In the discourse since the January 6th insurrection, many have expressed a desire to “unify the country,” but most fail to say how they would go about doing so. Those who do offer solutions that seem wholly unpalatable – such as completely forgiving those who participated in or incited this attack on our democracy, or the opposite, such as passing harsh new laws to clamp down on protesting. I can’t blame anyone who is unable to offer perfect solutions to the generational problems that the Capitol insurrection laid bare for all to see. After all, many of the divides fracturing our body politic are deep-rooted, with some going all the way back to the founding of this country. I believe healing starts with holding those who participated in and incited the insurrection accountable through swift prosecution and meaningful sentencing.
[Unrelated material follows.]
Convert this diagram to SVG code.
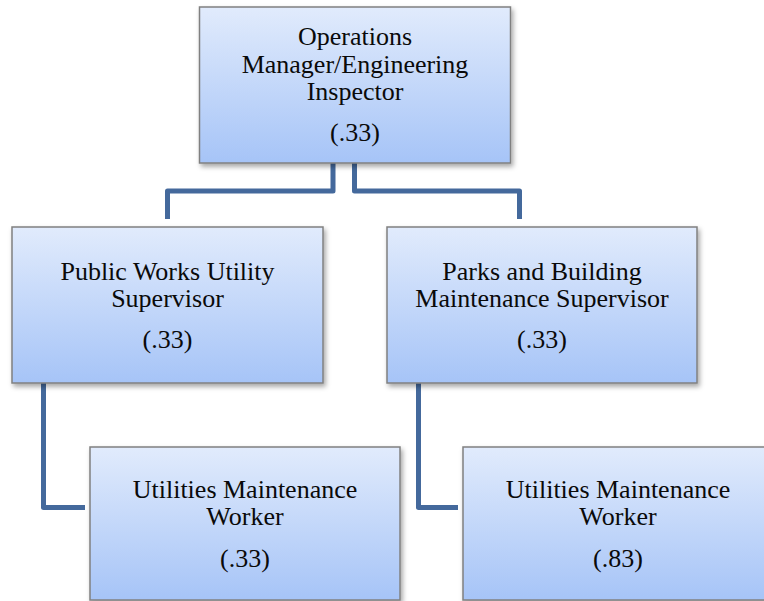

I don’t think, however, things need to go as far as increasing the already worrying amount of surveillance on American citizens. We can and will overcome these divisions without eroding the rights of all citizens, and it starts through the power of relational organizing. Through it, I strongly believe that we can overcome our differences, and it starts with each person reading this blog. Take some time this week to reach out (virtually!) to a neighbor or member of your church who you haven’t talked to before. You’ll be surprised at what you might have in common.